How the ASD balances cyber security and offensive operations
- 18 March, 2019 10:01
Once a closely guarded secret, the role of the Australian Signals Directorate (ASD) in what the organisation’s director-general, Mike Burgess, describes as “offensive cyber operations” has been acknowledged by Canberra since 2016.
The “cyber” side of the organisation can be a balancing act, however: The ASD is tasked with helping protect Australia against online threats, but at the same time gather foreign intelligence and wage offensive operations against Australia’s adversaries.
Under Burgess’ leadership, the organisation has been undertaking the most significant transformation in its history, with a new level of independence since its July 2018 transformation into a statutory authority. As part of this new era, Burgess has had a more public role than former ASD leaders and the organisation has been more transparent about its operations.
Now, the ASD, which leads the Australian Cyber Security Centre (ACSC), has revealed details of how it balances the needs of its offensive operations with its efforts to keep networks safe. The organisation last week published an outline of the principles that apply to its decision-making about vulnerability disclosure.

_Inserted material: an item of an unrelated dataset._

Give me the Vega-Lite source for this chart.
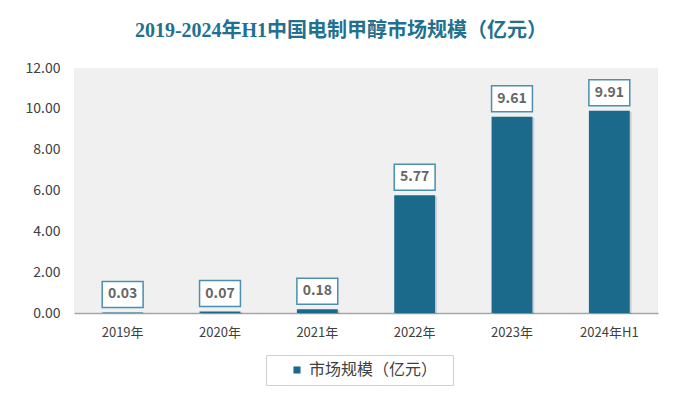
{
  "$schema": "https://vega.github.io/schema/vega-lite/v6.json",
  "width": 584,
  "height": 245,
  "autosize": {"type": "none"},
  "padding": {"left": 74, "top": 68, "right": 27, "bottom": 91},
  "background": "#ffffff",
  "title": {
    "text": "2019-2024年H1中国电制甲醇市场规模（亿元）",
    "font": "Liberation Serif, Noto Sans CJK SC",
    "fontSize": 20,
    "fontWeight": "bold",
    "color": "#22708f",
    "anchor": "middle",
    "dx": -25,
    "offset": 20
  },
  "data": {
    "values": [
      {"year": "2019年", "value": 0.03, "series": "市场规模（亿元）"},
      {"year": "2020年", "value": 0.07, "series": "市场规模（亿元）"},
      {"year": "2021年", "value": 0.18, "series": "市场规模（亿元）"},
      {"year": "2022年", "value": 5.77, "series": "市场规模（亿元）"},
      {"year": "2023年", "value": 9.61, "series": "市场规模（亿元）"},
      {"year": "2024年H1", "value": 9.91, "series": "市场规模（亿元）"}
    ]
  },
  "encoding": {
    "x": {
      "field": "year",
      "type": "nominal",
      "sort": null,
      "scale": {"paddingInner": 0.58, "paddingOuter": 0.29},
      "axis": {
        "title": null,
        "labelAngle": 0,
        "labelFont": "Noto Sans CJK SC",
        "labelFontSize": 13,
        "labelColor": "#404040",
        "labelPadding": 13,
        "ticks": false,
        "domainColor": "#a6a6a6",
        "domainWidth": 1.5
      }
    },
    "y": {
      "field": "value",
      "type": "quantitative",
      "scale": {"domain": [0, 12]},
      "axis": {
        "title": null,
        "values": [0, 2, 4, 6, 8, 10, 12],
        "format": ".2f",
        "labelFont": "Noto Sans CJK SC",
        "labelFontSize": 14,
        "labelColor": "#404040",
        "labelPadding": 14,
        "ticks": false,
        "domain": false,
        "grid": false
      }
    }
  },
  "layer": [
    {
      "mark": {"type": "bar", "color": "#000000", "opacity": 0.12, "xOffset": 2, "yOffset": 1},
      "encoding": {}
    },
    {
      "mark": {"type": "bar"},
      "encoding": {
        "color": {
          "field": "series",
          "type": "nominal",
          "scale": {"range": ["#1b6a8c"]},
          "legend": {
            "orient": "none",
            "legendX": 192,
            "legendY": 287,
            "title": "x",
            "titleOrient": "right",
            "titleFontSize": 6,
            "titleOpacity": 0,
            "titlePadding": 5,
            "padding": 7,
            "strokeColor": "#d0d0d0",
            "fillColor": "#ffffff",
            "symbolType": "square",
            "symbolSize": 50,
            "symbolOffset": 16,
            "labelOffset": 4,
            "labelFont": "Noto Sans CJK SC",
            "labelFontSize": 16,
            "labelColor": "#404040"
          }
        }
      }
    },
    {
      "mark": {"type": "rect", "fill": "#ffffff", "stroke": "#4a8fae", "strokeWidth": 1.5, "yOffset": -31, "y2Offset": -5},
      "encoding": {"y2": {"field": "value"}}
    },
    {
      "mark": {"type": "text", "font": "Noto Sans CJK SC", "fontSize": 14, "fontWeight": "bold", "color": "#666666", "baseline": "middle", "yOffset": -18},
      "encoding": {"text": {"field": "value", "type": "quantitative", "format": ".2f"}}
    }
  ],
  "config": {
    "view": {"fill": "#f0f0f0", "stroke": null}
  }
}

The document says that for the ASD the “starting position is simple: when we find a weakness, we disclose it”.
“As part of our work, we sometimes discover security weaknesses or vulnerabilities in technology that are unknown to the vendor and may pose a threat to Australians and Australian systems,” the ASD said in an outline of its policy posted on its website last week.
“For many years, we have made these vulnerabilities known to vendors so they can patch or otherwise mitigate the threat to their systems and customers.”
However, the document adds, there “are occasions when a security weakness will present a novel opportunity to obtain foreign intelligence that will help protect Australians”.
“In these circumstances, the national interest might be better served by not disclosing the vulnerability,” it adds.
The ASD said its decisions around disclosure are guided by “eight essential principles”:
Security first. ASD’s default position is to release information on vulnerabilities when we become aware of them. Protecting Australians is our top priority.
The national interest. We only retain a vulnerability if the national interest in keeping it strongly outweighs the national interest in disclosing it. This might happen if the weakness allows us to gather foreign intelligence that will prevent a terrorist attack, for example.
Assess the risk. ASD carefully considers the likelihood of a malicious actor being able to take advantage of the weakness. If we assess it is likely a malicious actor will discover and exploit the vulnerability, we will disclose the vulnerability so it can be fixed.
Consider the consequences. ASD carefully considers the potential impact if the weakness is exploited by a malicious actor. Considerations would include who and what could be affected, and how much damage could be done.
Mitigate the threat. If a vulnerability is retained, ASD will do all we can to protect Australian systems from being exploited. For instance, we might release security advice that mitigates the weakness.
Responsible release. ASD works closely with vendors to ensure that patches and other mitigation measures are available before information on a vulnerability is made public.
Regular review. ASD reviews all vulnerability retention decisions on an on-going basis. We do not ‘set and forget’. If the national security imperatives are no longer pressing, we will release the vulnerability.
Rigorous oversight. All of ASD’s vulnerability decisions are subject to independent review by the Inspector-General of Intelligence and Security. ASD submits an annual report covering all vulnerability decisions to the Inspector-General. A copy of this report is also provided to the Minister for Defence.
“ASD acts lawfully and ethically,” the document adds. “We operate within the letter and the spirit of the law. Australians can be assured that each and every decision about a cyber security vulnerability is made meticulously and in the national interest.”